“Wow, I can’t believe the year is over already. I didn’t accomplish half of what I planned, I’m not sure where the time went, and I’m ending the year older, tireder, and slightly more confused than I started. Next year will definitely be better—because I say that every year, and one of these times it has to be true.” – Northstar Nate (Nate is a fictitious persona—a composite representing the everyday experiences of an average member of Northstar Church. This character is not a real person, but their story is meant to help illustrate spiritual truths and encourage reflection on your own faith journey).
“I can’t believe another year has passed. I tried to savor moments,” said Nate, a regular attender of Northstar, “but my ‘moments’ were swallowed whole by what some experts are calling the ‘temporal blur phenomenon.’ Scientists have yet to explain how January can both exist and not exist simultaneously.”
Nate stared at his calendar with the quiet suspicion that someone had been flipping pages without telling him. The year didn’t pass—it sprinted, tripped, got up, and kept running. January arrived confidently. February waved briefly and left. Easter showed up right on time, and then immediately turned into “Wasn’t it just Easter?” By the time Nate finished asking that question, Christmas music was already playing in the background at Target. The calendar used to turn pages. Now it just refreshes.“My resolutions didn’t get a chance to start before the year ended, ” Nate said.
Just yesterday it was January 2025—full of resolutions, spiritual enthusiasm, and a dangerously optimistic Bible-reading plan. Today, it was somehow the end of the year, and Nate was pretty sure he had skipped at least four months without consent.
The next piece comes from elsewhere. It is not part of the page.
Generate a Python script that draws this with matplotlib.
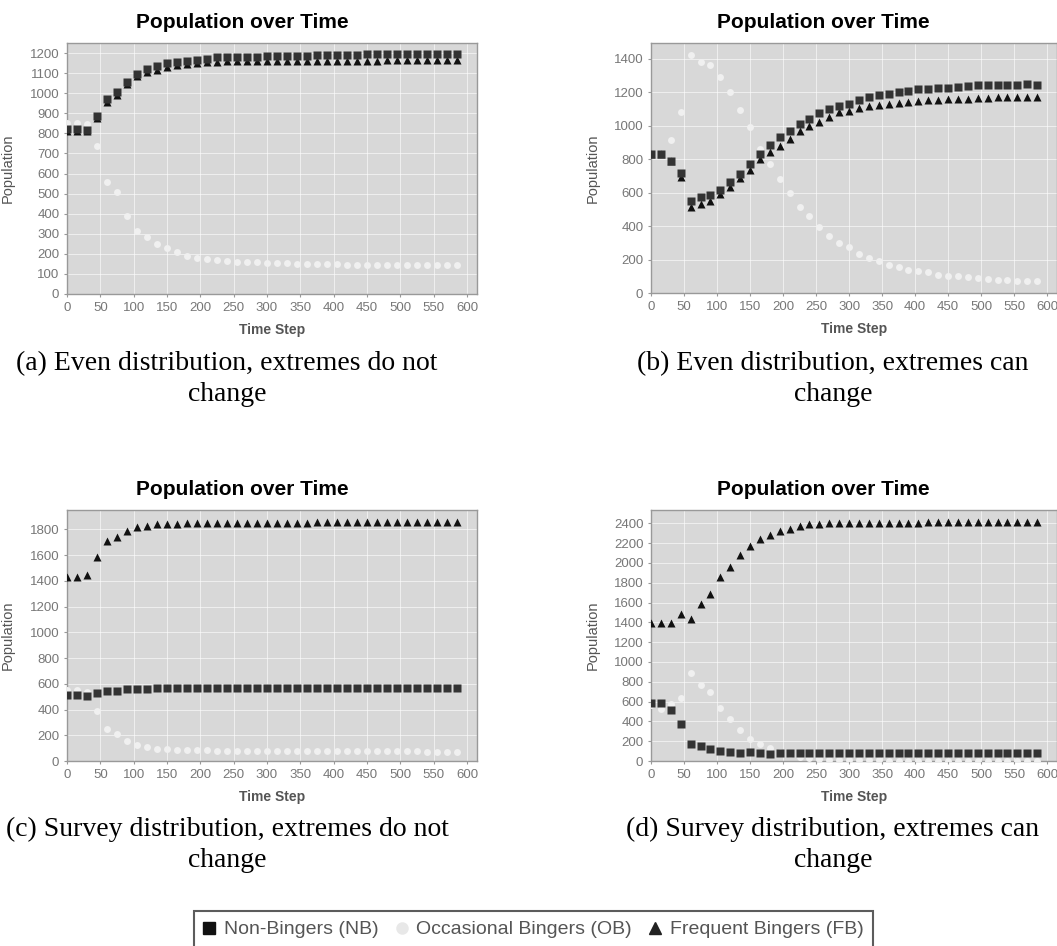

Scripture, of course, had warned him. “Your life is like the morning fog—it’s here a little while, then it’s gone.” (James 4:14). Nate didn’t remember signing up to be a fog, but here he was—evaporating between meetings, meals, and mildly productive evenings.
What surprised Nate wasn’t that the year moved fast, but that Jesus never seemed rushed at all. While Nate sprinted from obligation to obligation, Jesus walked. While Nate planned twelve months ahead, Jesus said things like, “So don’t worry about tomorrow…” (Matthew 6:34), which felt wildly irresponsible given Nate’s 37-color-coded, meticulously labeled calendar—each hue representing a different level of productivity, spiritual devotion, or social obligation. “Red is urgent,” Nate explained. “Blue is prayer. Yellow is ‘maybe I’ll get to this.’”
Somewhere around mid-year, Nate realized he had spent most of his time either replaying what already happened or preparing for what might happen. Very little time was spent noticing what Jesus was doing at present. And yet, Jesus never promised to meet Nate in last January’s regrets or next year’s resolutions. He promised His presence today.
The Gospels don’t show Jesus panicking about schedules. He stops for people when everyone else rushes past. He rests. He prays. He allows interruptions. And somehow, He accomplishes everything the Father gives Him to do—without once saying, “I can’t right now, I’m behind.”
By the end of the year, Nate had to admit something uncomfortable: He realized that the year didn’t fly because God was absent. It flew because Nate was distracted. Christ was present in ordinary days—in conversations, inconveniences, quiet moments Nate labeled “unproductive” and hurried through anyway. Nate learned that it’s not about cramming more into less time. It’s about abiding in Christ.
As the calendar turns again, the invitation isn’t to run faster next year. It’s to walk more closely with Jesus. Time will still move quickly. The months will still blur. But a life centered on Christ is not measured by speed—it’s measured by faithfulness.
The year may have vanished. Jesus did not. And He will still be here tomorrow.
Discussion Questions:
- Where do you most notice yourself rushing through life while Jesus seems content to walk—and what might it look like to slow down and abide with Him in those moments?
- Looking back on this year, where might Christ have been present in ordinary or “unproductive” moments that you were tempted to overlook or hurry past?